By Joe Davidson
Wednesday, October 8, 2008
If you buy a new car, it comes with an owner's manual.
If you buy a dresser from Ikea, instructions tell you how to put it together.
If you become the boss of a federal agency, good luck.
Jonathan D. Breul wants the next set of government managers to have more than luck. His 22 years at the Office of Management and Budget, rising to become the top career executive for management policies, taught him that the officials who come to town with any new administration need more than the on-the-job training they usually get.
So, now, in his current role as executive director of the IBM Center for the Business of Government, Breul and three colleagues -- Mark A. Abramson, John M. Kamensky and G. Martin Wagner -- have produced two how-to volumes for those who will run government agencies and their senior teams, including political appointees and civil servants.

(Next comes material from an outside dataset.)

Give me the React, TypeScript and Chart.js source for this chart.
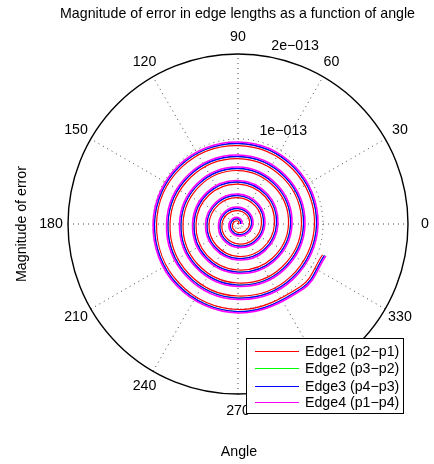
import React, { useEffect, useRef } from "react";
import { Chart, registerables } from "chart.js";

Chart.register(...registerables);

const angles = [0, 45, 90, 135, 180, 225, 270, 315, 360, 405, 450, 495, 540, 585, 630, 675, 720, 765, 810, 855, 900, 945, 990, 1035, 1080, 1125, 1170, 1215, 1260, 1305, 1350, 1395, 1440, 1485, 1530, 1575, 1620, 1665, 1710, 1755, 1800, 1845, 1890, 1935, 1980, 2025, 2070, 2115, 2160, 2205, 2250, 2295, 2340, 2385, 2430, 2475, 2500];

// Magnitude of error (units of 1e-15)
const edge1 = [0.6, 1.7, 3.5, 4.7, 6.4, 8.2, 10.0, 11.7, 13.5, 14.7, 15.8, 17.0, 18.8, 21.1, 23.5, 25.8, 27.6, 29.4, 31.1, 32.3, 34.1, 35.8, 38.2, 40.6, 42.9, 45.3, 47.0, 48.2, 49.4, 51.7, 54.1, 57.0, 59.4, 61.1, 62.9, 63.5, 64.7, 67.0, 69.4, 72.3, 74.7, 75.8, 77.0, 78.2, 80.0, 82.3, 84.7, 87.6, 90.0, 91.1, 92.3, 94.1, 95.8, 98.2, 100.6, 104.1, 105.8];
const edge2 = [3.0, 4.1, 5.9, 7.1, 8.8, 10.6, 12.4, 14.1, 15.9, 17.1, 18.2, 19.4, 21.2, 23.5, 25.9, 28.2, 30.0, 31.8, 33.5, 34.7, 36.5, 38.2, 40.6, 43.0, 45.3, 47.7, 49.4, 50.6, 51.8, 54.1, 56.5, 59.4, 61.8, 63.5, 65.3, 65.9, 67.1, 69.4, 71.8, 74.7, 77.1, 78.2, 79.4, 80.6, 82.4, 84.7, 87.1, 90.0, 92.4, 93.5, 94.7, 96.5, 98.2, 100.6, 103.0, 106.5, 108.2];
const edge3 = [3.0, 4.1, 5.9, 7.1, 8.8, 10.6, 12.4, 14.1, 15.9, 17.1, 18.2, 19.4, 21.2, 23.5, 25.9, 28.2, 30.0, 31.8, 33.5, 34.7, 36.5, 38.2, 40.6, 43.0, 45.3, 47.7, 49.4, 50.6, 51.8, 54.1, 56.5, 59.4, 61.8, 63.5, 65.3, 65.9, 67.1, 69.4, 71.8, 74.7, 77.1, 78.2, 79.4, 80.6, 82.4, 84.7, 87.1, 90.0, 92.4, 93.5, 94.7, 96.5, 98.2, 100.6, 103.0, 106.5, 108.2];
const edge4 = [4.7, 5.8, 7.6, 8.8, 10.5, 12.3, 14.1, 15.8, 17.6, 18.8, 19.9, 21.1, 22.9, 25.2, 27.6, 29.9, 31.7, 33.5, 35.2, 36.4, 38.2, 39.9, 42.3, 44.7, 47.0, 49.4, 51.1, 52.3, 53.5, 55.8, 58.2, 61.1, 63.5, 65.2, 67.0, 67.6, 68.8, 71.1, 73.5, 76.4, 78.8, 79.9, 81.1, 82.3, 84.1, 86.4, 88.8, 91.7, 94.1, 95.2, 96.4, 98.2, 99.9, 102.3, 104.7, 108.2, 109.9];

const seriesNames = ["Edge1 (p2\u2212p1)", "Edge2 (p3\u2212p2)", "Edge3 (p4\u2212p3)", "Edge4 (p1\u2212p4)"];
const seriesColors = ["#ff0000", "#00ff00", "#0000ff", "#ff00ff"];
const seriesWidths = [1.2, 1.0, 1.3, 1.6];

const ringValues = [100, 200];
const ringLabels = ["1e\u2212013", "2e\u2212013"];
const spokeAngles = [0, 30, 60, 90, 120, 150, 180, 210, 240, 270, 300, 330];
const RMAX = 200;

const FONT = "14.2px 'Liberation Sans', Arial, Helvetica, sans-serif";

function toXY(r: number[]) {
  return r.map((v, i) => {
    const t = (angles[i] * Math.PI) / 180;
    return { x: v * Math.cos(t), y: v * Math.sin(t) };
  });
}

const polarPlugin = {
  id: "polarGrid",
  beforeDatasetsDraw(chart: any) {
    const ctx = chart.ctx;
    const xs = chart.scales.x;
    const ys = chart.scales.y;
    const cx = xs.getPixelForValue(0);
    const cy = ys.getPixelForValue(0);
    const pr = (v: number) => xs.getPixelForValue(v) - cx;
    ctx.save();
    ctx.strokeStyle = "#444";
    ctx.lineWidth = 1;
    ctx.setLineDash([1, 4]);
    for (const a of spokeAngles.slice(0, 6)) {
      const t = (a * Math.PI) / 180;
      ctx.beginPath();
      ctx.moveTo(xs.getPixelForValue(-RMAX * Math.cos(t)), ys.getPixelForValue(-RMAX * Math.sin(t)));
      ctx.lineTo(xs.getPixelForValue(RMAX * Math.cos(t)), ys.getPixelForValue(RMAX * Math.sin(t)));
      ctx.stroke();
    }
    for (const rv of ringValues.slice(0, -1)) {
      ctx.beginPath();
      ctx.arc(cx, cy, pr(rv), 0, Math.PI * 2);
      ctx.stroke();
    }
    ctx.setLineDash([]);
    ctx.strokeStyle = "#000";
    ctx.lineWidth = 1.4;
    ctx.beginPath();
    ctx.arc(cx, cy, pr(RMAX), 0, Math.PI * 2);
    ctx.stroke();
    ctx.restore();
  },
  afterDraw(chart: any) {
    const ctx = chart.ctx;
    const xs = chart.scales.x;
    const ys = chart.scales.y;
    const cy = ys.getPixelForValue(0);
    ctx.save();
    ctx.fillStyle = "#000";
    ctx.font = FONT;
    ctx.textAlign = "center";
    ctx.textBaseline = "middle";
    for (const a of spokeAngles) {
      const t = (a * Math.PI) / 180;
      const rr = RMAX * 1.1;
      ctx.fillText(String(a), xs.getPixelForValue(rr * Math.cos(t)), ys.getPixelForValue(rr * Math.sin(t)));
    }
    ctx.textAlign = "left";
    ctx.textBaseline = "alphabetic";
    const c82 = (82 * Math.PI) / 180;
    ringValues.forEach((rv, i) => {
      const rt = rv + RMAX / 40;
      ctx.fillText(ringLabels[i], xs.getPixelForValue(rt * Math.cos(c82)) + 9, ys.getPixelForValue(rt * Math.sin(c82)) - 1);
    });
    ctx.textAlign = "center";
    ctx.textBaseline = "middle";
    ctx.fillText("Magnitude of error in edge lengths as a function of angle", 237.5, 14);
    ctx.fillText("Angle", 239, 452);
    ctx.save();
    ctx.translate(22, cy);
    ctx.rotate(-Math.PI / 2);
    ctx.fillText("Magnitude of error", 0, 0);
    ctx.restore();
    const lx = 246, ly = 338, lw = 157, lh = 75;
    ctx.fillStyle = "#fff";
    ctx.fillRect(lx, ly, lw, lh);
    ctx.strokeStyle = "#000";
    ctx.lineWidth = 1;
    ctx.strokeRect(lx + 0.5, ly + 0.5, lw, lh);
    const rows = [351, 368, 386, 402];
    seriesNames.forEach((n, i) => {
      ctx.strokeStyle = seriesColors[i];
      ctx.beginPath();
      ctx.moveTo(255, rows[i] + 0.5);
      ctx.lineTo(299, rows[i] + 0.5);
      ctx.stroke();
      ctx.fillStyle = "#000";
      ctx.textAlign = "left";
      ctx.textBaseline = "middle";
      ctx.fillText(n, 305, rows[i] + 1);
    });
    ctx.restore();
  },
};

export default function App() {
  const ref = useRef<HTMLCanvasElement>(null);
  useEffect(() => {
    const series = [edge1, edge2, edge3, edge4];
    const chart = new Chart(ref.current!, {
      type: "scatter",
      data: {
        datasets: series.map((s, i) => ({
          label: seriesNames[i],
          data: toXY(s),
          showLine: true,
          borderColor: seriesColors[i],
          backgroundColor: seriesColors[i],
          borderWidth: seriesWidths[i],
          pointRadius: 0,
          tension: 0.375,
          order: series.length - 1 - i,
        })),
      },
      options: {
        responsive: false,
        maintainAspectRatio: false,
        animation: false,
        layout: { padding: { left: 68, right: 26, top: 54, bottom: 70 } },
        scales: {
          x: { type: "linear", min: -RMAX, max: RMAX, display: false },
          y: { type: "linear", min: -RMAX, max: RMAX, display: false },
        },
        plugins: { legend: { display: false }, title: { display: false }, tooltip: { enabled: false } },
      },
      plugins: [polarPlugin],
    });
    return () => chart.destroy();
  }, []);
  return (
    <div style={{ position: "fixed", left: 0, top: 0, width: 434, height: 464, background: "#fff" }}>
      <canvas ref={ref} width={434} height={464} style={{ display: "block" }} />
    </div>
  );
}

IBM funds the 10-year-old center, which conducts practical research with an eye toward making the public sector more efficient. The two books, "The Operator's Manual for the New Administration," and "Getting it Done: A Guide for Government Executives," offer practical lessons in an accessible, nicely packaged, well-written form.
The books aren't very long, which is a good thing. Each is less than 200 pages and they are organized in a way that allows readers to jump from topic to topic in order of interest. Bureaucracies run on memos and the authors creatively use that model to the reader's advantage. Each chapter of "The Operator's Manual" begins with information in memo form. For example, chapter three begins:
"Memorandum for the heads of executive departments and agencies
Subject: People"
Under the heading "develop effective relationships," the memo advises the new bosses: "It is crucial that you develop a good working relationship with your own employees. . . . Based on the experience of many previous agency heads in government, spending an appropriate amount of time with your union representatives to forge an effective working relationship can be beneficial."
Innovation, a topic too often overlooked in management discussions, has a chapter that encourages executives to "recognize that employees, especially those who are on the front line of your organization and who regularly deal with your agency's customers, often are the source of innovative services that can benefit your customers."
The companion to "The Operator's Manual" is "Getting it Done." It begins with a "to do" list of six items, including learning what actions must be taken quickly and assembling a political/career team.
"Don't view your staff as two distinct camps (political and career)," the book advises. The new executives should avoid meetings with only the political appointees, the suggestion continues, while encouraging the two groups to work as one management team.
One of the best things about this volume is the list of 14 stakeholders, including institutions from the White House (listed first) to the media (listed last).
In the chapter on interagency councils, one of the stakeholders, the authors advise readers to "expect to be viewed as a peer, not as the head of an agency. Get used to being treated differently than you are back at your home agency."
I particularly like the line in the media section that says: "Stiffing them will not work."
One line in "The Operator's Manual" certainly demonstrates how the authors have learned from the experiences of the Bush administration, which has pushed a pay-for-performance system for federal employees.
The book says implementing that system "will require much consultation and engagement with employees within your organization."
That provides a perfect segue to this item about a pay-for-performance system that didn't work.
Under a settlement with the National Treasury Employees Union announced yesterday, the Securities and Exchange Commission will pay $2.7 million to African Americans and employees at the agency whom the union said were unfairly hit by subjective standards used to determine salary increases.
Last year, an arbitrator ruled that the SEC's merit pay system was illegal, saying implementation of the merit pay, or pay-for-performance, operation violated laws against racial and age discrimination. The union estimates that 300 black and 1,000 older employees will share the settlement.
One lesson here -- in addition to obvious ones about fairness -- concerns the importance of involving workers in workplace issues. The union said the pay system was imposed over objections that it "lacked fairness, credibility and transparency."
Agencies should "not try to go it alone," said Colleen Kelley, NTEU president.